Soru: Kıbrıs Türk toplumu AB konularına nasıl müdahil olabilir ve sesini nasıl duyurabilir?
Ferreira: Yardım programı kapsamındaki birçok proje, Kıbrıslı Türkleri AB’ye daha da yakınlaştırmakta ve onlara daha fazla katılım fırsatı vermektedir. Komisyon ayrıca, farklı gruplar için çalışma ziyaretleri düzenlemekte ve AB Bilgi Merkezi aracılığıyla, AB politikaları, değerleri ve standartları hakkında bilgi sağlamaktadır. Kıbrıslı Türkler AB vatandaşları olarak, AB mevzuatıyla ilgili kamu istişarelerine ve çeşitli geri bildirim mekanizmalarına katkıda bulunabilirler.
Yeni Avrupa Parlamentosu seçimleri, Kıbrıslı Türklere AB konularına dahil olmaları için mükemmel bir fırsat sunuyor. Kıbrıs’ta seçimler 9 Haziran’da yapılacak. Kıbrıslı Türkleri oylarını kullanmaya ve kendi çıkarlarını savunacak temsilcileri seçmeye davet ediyorum. 2019’da 6 binden az Kıbrıslı Türk oy kullanmıştı. Bu sefer daha fazla Kıbrıslı Türkü demokratik haklarını kullanmaya davet ediyorum.
Komisyon, Kıbrıs’taki Avrupa Parlamentosu İrtibat Ofisi ve Kıbrıs Cumhuriyeti İçişleri Bakanlığı ile birlikte, Kıbrıslı Türklerin seçimlere katılımını kolaylaştırmaya devam ediyor. Bu meyanda, Kıbrıslı Türkler, İnsan Hakları Platformu aracılığıyla, vekaleten seçmen kayıt işlemlerini tamamlayabilmiş ve böylece kayıt yaptırmak için Yeşil Hat’tan geçerek, kaymakamlığa gitmelerine gerek kalmamıştır. İçişleri Bakanlığı, erişimin kolay olması için Yeşil Hat yakınlarında yeterli sayıda sandık kurmayı taahhüt etmiştir. Komisyon, Kıbrıslı Türkleri seçimlere katılmaya teşvik etmek amacıyla, Kıbrıs Türk toplumunda bilgilendirme ve farkındalık artırma kampanyalarını da finanse etmektedir.

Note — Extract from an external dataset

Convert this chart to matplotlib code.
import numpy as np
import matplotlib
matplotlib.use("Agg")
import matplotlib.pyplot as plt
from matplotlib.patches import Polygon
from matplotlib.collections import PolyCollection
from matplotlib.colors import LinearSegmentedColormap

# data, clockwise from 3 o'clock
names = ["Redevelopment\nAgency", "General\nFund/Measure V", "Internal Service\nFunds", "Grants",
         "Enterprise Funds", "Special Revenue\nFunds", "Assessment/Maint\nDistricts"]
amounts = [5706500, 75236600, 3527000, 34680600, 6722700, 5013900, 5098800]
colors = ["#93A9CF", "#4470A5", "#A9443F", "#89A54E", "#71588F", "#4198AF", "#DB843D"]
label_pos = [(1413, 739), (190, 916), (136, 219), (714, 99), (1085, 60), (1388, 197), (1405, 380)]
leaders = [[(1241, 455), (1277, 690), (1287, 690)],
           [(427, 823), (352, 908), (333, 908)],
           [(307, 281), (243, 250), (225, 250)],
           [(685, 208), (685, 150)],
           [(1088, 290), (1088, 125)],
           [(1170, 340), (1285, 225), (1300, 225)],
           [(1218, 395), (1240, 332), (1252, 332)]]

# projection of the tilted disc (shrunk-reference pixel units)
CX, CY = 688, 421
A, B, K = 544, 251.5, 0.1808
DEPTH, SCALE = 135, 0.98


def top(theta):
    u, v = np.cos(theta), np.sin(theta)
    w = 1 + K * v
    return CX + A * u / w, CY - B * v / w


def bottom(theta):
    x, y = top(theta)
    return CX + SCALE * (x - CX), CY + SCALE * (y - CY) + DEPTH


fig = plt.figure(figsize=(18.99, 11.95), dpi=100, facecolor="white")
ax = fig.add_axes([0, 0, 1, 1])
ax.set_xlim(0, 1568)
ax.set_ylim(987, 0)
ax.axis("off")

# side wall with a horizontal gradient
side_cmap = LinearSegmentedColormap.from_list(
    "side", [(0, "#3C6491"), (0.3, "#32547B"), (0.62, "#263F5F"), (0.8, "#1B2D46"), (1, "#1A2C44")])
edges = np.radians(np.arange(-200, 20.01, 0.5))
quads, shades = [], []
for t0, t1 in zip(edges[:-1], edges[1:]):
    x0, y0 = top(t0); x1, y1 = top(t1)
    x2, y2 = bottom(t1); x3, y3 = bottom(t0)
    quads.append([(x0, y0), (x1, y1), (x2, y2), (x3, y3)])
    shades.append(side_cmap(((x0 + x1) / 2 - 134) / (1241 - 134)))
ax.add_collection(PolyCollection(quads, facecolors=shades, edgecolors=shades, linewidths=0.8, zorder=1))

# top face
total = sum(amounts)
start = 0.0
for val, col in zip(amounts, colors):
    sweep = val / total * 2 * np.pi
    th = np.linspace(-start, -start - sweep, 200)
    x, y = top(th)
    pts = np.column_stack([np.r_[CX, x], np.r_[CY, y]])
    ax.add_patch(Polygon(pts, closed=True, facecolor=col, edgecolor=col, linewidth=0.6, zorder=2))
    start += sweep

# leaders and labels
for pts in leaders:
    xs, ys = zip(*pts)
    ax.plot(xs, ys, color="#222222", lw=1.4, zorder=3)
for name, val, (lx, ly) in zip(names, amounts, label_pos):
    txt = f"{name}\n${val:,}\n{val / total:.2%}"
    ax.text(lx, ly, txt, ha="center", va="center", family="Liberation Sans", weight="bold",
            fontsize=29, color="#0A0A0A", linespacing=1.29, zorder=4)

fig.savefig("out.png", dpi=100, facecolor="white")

Karma evliliklerden doğan çocukların vatandaşlıkları...
Soru: AB, ebeveynlerden birinin Kıbrıslı diğerinin Türk vatandaşı olduğu karma evliliklerden doğan çocukların vatandaşlık haklarını korumak için ne yapabilir ve ne yapmalıdır?
Ferreira: Ebeveynlerinden biri Kıbrıslı, diğeri Türk olan kişilerin Kıbrıs Cumhuriyeti vatandaşlığı almakta zorlanmalarından üzüntü duyuyorum. Bu durumun ilgili kişi ve aileler için yarattığı sorunların da farkındayım. Cumhurbaşkanı Christodoulides tarafından bu yılın Ocak ayında açıklanan Kıbrıslı Türklere yönelik 14 tedbir arasında, bekleyen başvuruların işleme konulması ve belirli kategorilerdeki kişilere vatandaşlık verilmesinin de yer almasını memnuniyetle karşılıyorum. Bu iyi bir başlangıç.

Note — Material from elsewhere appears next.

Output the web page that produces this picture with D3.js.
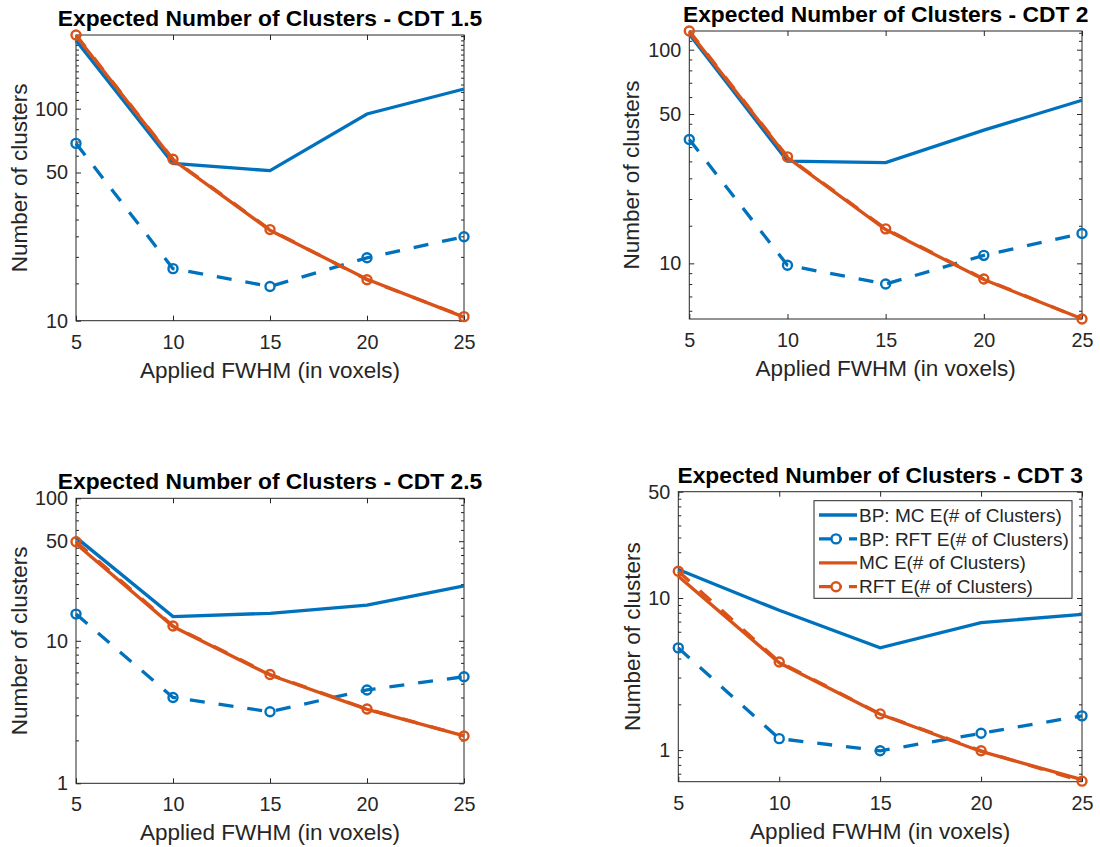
<!DOCTYPE html>
<html>
<head>
<meta charset="utf-8">
<script src="https://cdn.jsdelivr.net/npm/d3@7"></script>
<style>
body { margin: 0; background: #fff; }
svg { display: block; font-family: "Liberation Sans", Arial, Helvetica, sans-serif; }
</style>
</head>
<body>
<svg id="chart" width="1100" height="847"></svg>
<script>
// x axis: applied smoothing
const fwhm = [5, 10, 15, 20, 25]

// CDT 1.5
const bpMC_15 = [210, 55.2, 51.0, 94.4, 123.8]
const bpRFT_15 = [68.6, 17.6, 14.5, 19.8, 24.9]
const mc_15 = [221, 57.4, 26.7, 15.7, 10.4]
const rft_15 = [222.6, 57.7, 26.9, 15.6, 10.45]

// CDT 2
const bpMC_2 = [118, 30.1, 29.6, 42.0, 58.0]
const bpRFT_2 = [38.0, 9.8, 8.0, 10.9, 13.8]
const mc_2 = [121, 31.3, 14.4, 8.4, 5.5]
const rft_2 = [122.3, 31.5, 14.5, 8.45, 5.49]

// CDT 2.5
const bpMC_25 = [53.2, 14.8, 15.6, 17.8, 24.3]
const bpRFT_25 = [15.4, 4.0, 3.18, 4.52, 5.6]
const mc_25 = [48.0, 12.6, 5.75, 3.3, 2.15]
const rft_25 = [49.6, 12.7, 5.8, 3.32, 2.15]

// CDT 3
const bpMC_3 = [15.4, 8.3, 4.7, 6.9, 7.8]
const bpRFT_3 = [4.7, 1.19, 0.99, 1.29, 1.68]
const mc_3 = [13.9, 3.75, 1.72, 0.98, 0.64]
const rft_3 = [15.0, 3.8, 1.73, 0.99, 0.625]

const cdtLabels = ['1.5', '2', '2.5', '3']
const yLimits = [[10, 222.6], [5.49, 122.3], [1, 100], [0.62, 50]]
const yMajors = [[10, 50, 100], [10, 50, 100], [1, 10, 50, 100], [1, 10, 50]]
const xTicks = [5, 10, 15, 20, 25]
const seriesNames = ['BP: MC E(# of Clusters)', 'BP: RFT E(# of Clusters)', 'MC E(# of Clusters)', 'RFT E(# of Clusters)']

const panelData = [
    [bpMC_15, bpRFT_15, mc_15, rft_15],
    [bpMC_2, bpRFT_2, mc_2, rft_2],
    [bpMC_25, bpRFT_25, mc_25, rft_25],
    [bpMC_3, bpRFT_3, mc_3, rft_3]
]

// axes boxes in page pixels
const boxes = [
    {left: 76, right: 464, top: 35, bottom: 320.7, ylab: 49},
    {left: 689.3, right: 1082, top: 31, bottom: 319, ylab: 50},
    {left: 76, right: 464, top: 498.3, bottom: 783.3, ylab: 49},
    {left: 678.3, right: 1082, top: 491.7, bottom: 781.7, ylab: 38}
]

const BLUE = '#0072BD'
const RED = '#D95319'
const INK = '#262626'
const styles = [
    {color: BLUE, dash: null, marker: false},
    {color: BLUE, dash: '15,14', marker: true},
    {color: RED, dash: null, marker: false},
    {color: RED, dash: '15,14', marker: true}
]

const svg = d3.select('#chart')

function minorTicks(lim, majors) {
    let out = []
    for (let i = 0; i < majors.length - 1; i++) {
        let a = majors[i], b = majors[i + 1], r = b / a
        let step = r >= 10 ? a : r >= 5 ? a / 2 : a / 5
        for (let k = 1; a + k * step < b - step / 2; k++) out.push(a + k * step)
    }
    let lo = majors[0], hi = majors[majors.length - 1]
    for (let k = 1; lo - k * lo / 10 >= lim[0] - 1e-9 && k < 10; k++) out.push(lo - k * lo / 10)
    for (let k = 1; hi + k * hi / 10 <= lim[1] + 1e-9; k++) out.push(hi + k * hi / 10)
    return out
}

function styleAxis(g) {
    g.attr('color', INK).attr('font-family', null).attr('font-size', null)
    g.select('.domain').remove()
    g.selectAll('line').attr('stroke-width', 1)
    g.selectAll('text').attr('fill', INK).style('font-size', '19.8px')
}

function drawPanel(i) {
    const b = boxes[i]
    const x = d3.scaleLinear().domain([5, 25]).range([b.left, b.right])
    const y = d3.scaleLog().domain(yLimits[i]).range([b.bottom, b.top])
    const g = svg.append('g')
    const minors = minorTicks(yLimits[i], yMajors[i])

    // ticks (inward, on all four sides)
    g.append('g').attr('transform', `translate(${b.left},0)`)
        .call(d3.axisLeft(y).tickValues(minors).tickSize(-3).tickFormat('')).call(styleAxis)
    g.append('g').attr('transform', `translate(${b.right},0)`)
        .call(d3.axisRight(y).tickValues(minors).tickSize(-3).tickFormat('')).call(styleAxis)
    g.append('g').attr('transform', `translate(${b.left},0)`)
        .call(d3.axisLeft(y).tickValues(yMajors[i]).tickSize(-5).tickPadding(8).tickFormat(d3.format('~g'))).call(styleAxis)
    g.append('g').attr('transform', `translate(${b.right},0)`)
        .call(d3.axisRight(y).tickValues(yMajors[i]).tickSize(-5).tickFormat('')).call(styleAxis)
    g.append('g').attr('transform', `translate(0,${b.bottom})`)
        .call(d3.axisBottom(x).tickValues(xTicks).tickSize(-5).tickPadding(14)).call(styleAxis)
    g.append('g').attr('transform', `translate(0,${b.top})`)
        .call(d3.axisTop(x).tickValues(xTicks).tickSize(-5).tickFormat('')).call(styleAxis)

    g.append('rect')
        .attr('x', b.left).attr('y', b.top)
        .attr('width', b.right - b.left).attr('height', b.bottom - b.top)
        .attr('fill', 'none').attr('stroke', INK).attr('stroke-width', 1)

    // series
    const line = d3.line().x((d, j) => x(fwhm[j])).y(d => y(d))
    panelData[i].forEach((vals, s) => {
        const st = styles[s]
        g.append('path')
            .attr('d', line(vals))
            .attr('fill', 'none')
            .attr('stroke', st.color)
            .attr('stroke-width', 3.3)
            .attr('stroke-dasharray', st.dash)
        if (st.marker) {
            g.selectAll(null).data(vals).enter().append('circle')
                .attr('cx', (d, j) => x(fwhm[j]))
                .attr('cy', d => y(d))
                .attr('r', 4.5)
                .attr('fill', 'none')
                .attr('stroke', st.color)
                .attr('stroke-width', 2.4)
        }
    })

    // texts
    g.append('text')
        .attr('x', (b.left + b.right) / 2).attr('y', b.top - 9)
        .attr('text-anchor', 'middle')
        .style('font-size', '22.8px').style('font-weight', 'bold')
        .attr('fill', '#000')
        .text('Expected Number of Clusters - CDT ' + cdtLabels[i])
    g.append('text')
        .attr('x', (b.left + b.right) / 2).attr('y', b.bottom + 57)
        .attr('text-anchor', 'middle')
        .style('font-size', '22.5px').attr('fill', INK)
        .text('Applied FWHM (in voxels)')
    g.append('text')
        .attr('transform', `translate(${b.left - b.ylab},${(b.top + b.bottom) / 2}) rotate(-90)`)
        .attr('text-anchor', 'middle')
        .style('font-size', '22.5px').attr('fill', INK)
        .text('Number of clusters')
}

function drawLegend() {
    const lx = 814, ly = 500.7, lw = 258, lh = 97.6
    const g = svg.append('g')
    g.append('rect')
        .attr('x', lx).attr('y', ly).attr('width', lw).attr('height', lh)
        .attr('fill', '#fff').attr('stroke', INK).attr('stroke-width', 1)
    seriesNames.forEach((name, s) => {
        const st = styles[s]
        const cy = ly + 14.3 + s * 23.9
        g.append('line')
            .attr('x1', lx + 5).attr('x2', lx + 43).attr('y1', cy).attr('y2', cy)
            .attr('stroke', st.color).attr('stroke-width', 3.3)
            .attr('stroke-dasharray', st.dash ? '23,7' : null)
        if (st.marker) {
            g.append('circle').attr('cx', lx + 22).attr('cy', cy).attr('r', 4.5)
                .attr('fill', '#fff').attr('stroke', st.color).attr('stroke-width', 2.4)
        }
        g.append('text')
            .attr('x', lx + 45).attr('y', cy).attr('dy', '0.35em')
            .style('font-size', '19px').attr('fill', INK)
            .text(name)
    })
}

for (let i = 0; i < 4; i++) drawPanel(i)
drawLegend()
</script>
</body>
</html>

Bir AB üye devletinin vatandaşlığını elde etme koşulları ve usulleri, AB hukukuna uygun olmak kaydıyla, söz konusu üye devletin ulusal hukuku tarafından düzenlenir.
“Kıbrıs’ın geleceğini, yeniden birleşmiş bir ülke olarak görüyorum”
Soru: Kıbrıs’ın geleceğini nasıl görüyorsunuz? Uyum politikası, Kıbrıs’ın yeniden birleşme çabalarını desteklemede ve iki toplum arasındaki ekonomik eşitsizlikleri gidermede nasıl bir rol oynayabilir?
Ferreira: Kıbrıs’ın geleceğini, yeniden birleşmiş bir ülke olarak görüyorum. Bu, BM’nin ve AB’nin pozisyonudur ve hukuken geçerli olan tek çözümdür. Ayrıca, bunun Kıbrıslı Türkler ve Kıbrıslı Rumlar için muazzam faydaları olacağına ve hepimiz için mümkün olan en iyi gelecek olduğuna inanıyorum.
Kıbrıs yeniden birleştiğinde ve AB mevzuatı tüm adada uygulandığında, Kıbrıs’ın güneyi ve kuzeyi arasındaki ekonomik eşitsizlikleri, AB uyum fonlarıyla ele almak mümkün olacaktır. AB üyeliğinin ve uyum politikası desteğinin, 2004’te AB’ye katılan tüm ülkelerin kişi başına düşen AB GSYİH’sinin yaklaşık yarısından yaklaşık %80’ine ulaşmasında etkili olduğunu hatırlıyorum. Aynı refah seviyesi, tüm ada genelinde paylaşılabilirdi. Şu anda, AB mevzuatının Kıbrıs Türk toplumunda askıda olması nedeniyle bu mümkün değildir.